US pharmacy chain Walgreens Boots Alliance Inc's quarterly profit beat Wall Street expectations on Tuesday, as higher prescription drug prices helped soften the blow from declining COVID-19 vaccinations.
Pharmacies in the United States had seen a steady rise in drug sales in the quarter as doctor visits for non-COVID illnesses rose, adding to a boost from high prices of prescription drugs.
Comparable prescriptions filled, excluding vaccinations, increased by 3.5%, while same-store pharmacy sales rose 4.9% over last year.
The company's US retail pharmacy, its core operation, recorded revenue of $27.6 billion in the second quarter, surpassing analysts' estimates of $26.8 billion.
Walgreens, one of the largest US pharmacies, has been looking to expand beyond its core business.
It spent $5.5 billion in 2021 to take a majority stakes in two smaller healthcare providers, VillageMD and CareCentrix, and also completed its $9 billion acquisition of urgent care provider Summit Health in January.
The health segment saw a sharp increase in revenue to $1.6 billion, driven by VillageMD and Summit Health.
Walgreens' investment in primary care and other health services 'looks like an attractive alternative to improve profitability' and reduce its reliance on the health insurers directing patients to the company, Third Bridge analyst Shoggi Ezeizat said in a note.

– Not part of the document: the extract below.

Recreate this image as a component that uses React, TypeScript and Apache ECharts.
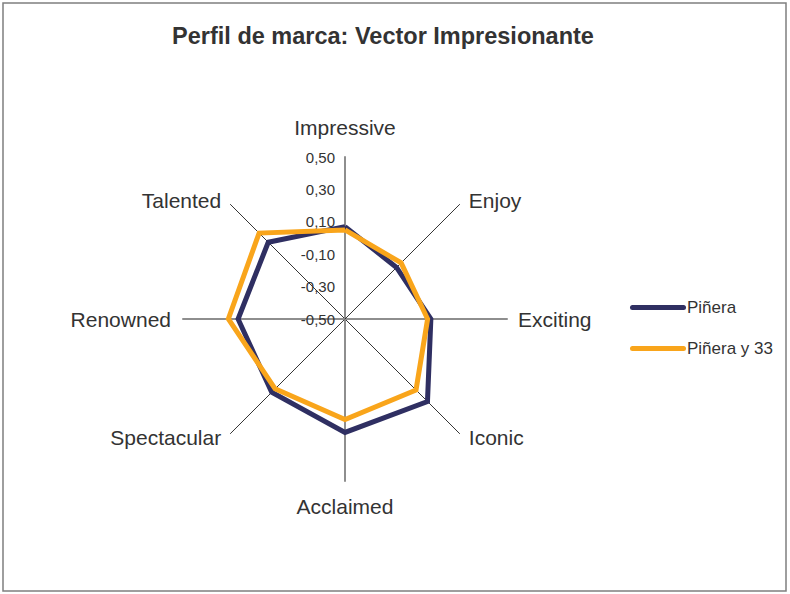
import React, { useEffect, useRef } from "react";
import * as echarts from "echarts";

const titleText = "Perfil de marca: Vector Impresionante";
// clockwise from the top, as in the reference
const categories = ["Impressive", "Enjoy", "Exciting", "Iconic", "Acclaimed", "Spectacular", "Renowned", "Talented"];
const seriesNames = ["Piñera", "Piñera y 33"];
const pinera = [0.07, -0.05, 0.03, 0.22, 0.2, 0.14, 0.16, 0.17];
const pineraY33 = [0.05, -0.01, 0.01, 0.12, 0.12, 0.11, 0.22, 0.25];
const axisMin = -0.5;
const axisMax = 0.5;
const splitCount = 5;
const nameGaps = [19, 6, 11, 6, 15, 6, 12, 6];

const colors = ["#2f2f62", "#f9a51b"];
const FONT = "'Liberation Sans', Arial, sans-serif";

export default function App() {
  const ref = useRef<HTMLDivElement>(null);
  useEffect(() => {
    if (!ref.current) return;
    const chart = echarts.init(ref.current, undefined, { renderer: "svg" });
    // ECharts radar lays indicators out counter-clockwise: reorder
    const n = categories.length;
    const order = [0];
    for (let i = n - 1; i >= 1; i--) order.push(i);
    const labelStyle = {
      fontSize: 15,
      color: "#333",
      fontFamily: FONT,
      margin: 10,
      formatter: (v: number) => v.toFixed(2).replace(".", ","),
    };
    const indicator = order.map((i) => {
      const cardinal = i % 2 === 0;
      const ind: any = {
        name: categories[i],
        min: axisMin,
        max: axisMax,
        nameGap: nameGaps[i],
        axisLine: {
          show: true,
          lineStyle: cardinal ? { color: "#8e8e8e", width: 2 } : { color: "#1e1e1e", width: 0.9 },
        },
      };
      if (!cardinal) {
        const rightSide = i < n / 2;
        ind.nameTextStyle = { padding: rightSide ? [0, 0, 0, 5] : [0, 5, 0, 0] };
      }
      if (i === 0) {
        ind.axisLabel = { show: true, ...labelStyle };
      }
      return ind;
    });
    const reorder = (arr: number[]) => order.map((i) => arr[i]);
    chart.setOption({
      animation: false,
      backgroundColor: "#ffffff",
      title: {
        text: titleText,
        left: 378,
        top: 19,
        textAlign: "center",
        textStyle: { fontSize: 23.5, fontWeight: "bold", color: "#333", fontFamily: FONT },
      },
      legend: {
        orient: "vertical",
        left: 625,
        top: 294,
        itemWidth: 56,
        itemHeight: 5,
        itemGap: 24,
        icon: "path://M2.5,0 L53.5,0 A2.5,2.5 0 0 1 53.5,5 L2.5,5 A2.5,2.5 0 0 1 2.5,0 Z",
        textStyle: { fontSize: 17, color: "#333", fontFamily: FONT, padding: [0, 0, 0, -4] },
        data: seriesNames,
      },
      graphic: [
        {
          type: "rect",
          shape: { x: 3, y: 3, width: 783, height: 588 },
          style: { fill: "none", stroke: "#7f7f7f", lineWidth: 1.5 },
          silent: true,
        },
      ],
      radar: {
        center: [345, 319],
        radius: 162,
        startAngle: 90,
        splitNumber: splitCount,
        shape: "polygon",
        splitLine: { show: false },
        splitArea: { show: false },
        axisTick: { show: false },
        axisLabel: { show: false, ...labelStyle },
        axisName: { color: "#333", fontSize: 21, fontFamily: FONT },
        indicator,
      },
      series: [
        {
          type: "radar",
          symbol: "none",
          data: [
            {
              name: seriesNames[0],
              value: reorder(pinera),
              lineStyle: { color: colors[0], width: 5, join: "miter" },
              itemStyle: { color: colors[0] },
            },
            {
              name: seriesNames[1],
              value: reorder(pineraY33),
              lineStyle: { color: colors[1], width: 5, join: "miter" },
              itemStyle: { color: colors[1] },
            },
          ],
        },
      ],
    });
    return () => chart.dispose();
  }, []);
  return (
    <div
      ref={ref}
      style={{ position: "fixed", left: 0, top: 0, width: 790, height: 594, background: "#fff" }}
    />
  );
}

Walgreens said it had incurred a one-time opioid-related charge of $306 million in the quarter, and costs related to the acquisition of Summit Health.
Excluding one-off items, the company reported earnings of $1.16 per share for the quarter ended February, higher than the average analyst estimate of $1.10, according to Refinitiv IBES data.
The company's shares were up marginally at $33.20 before the opening bell.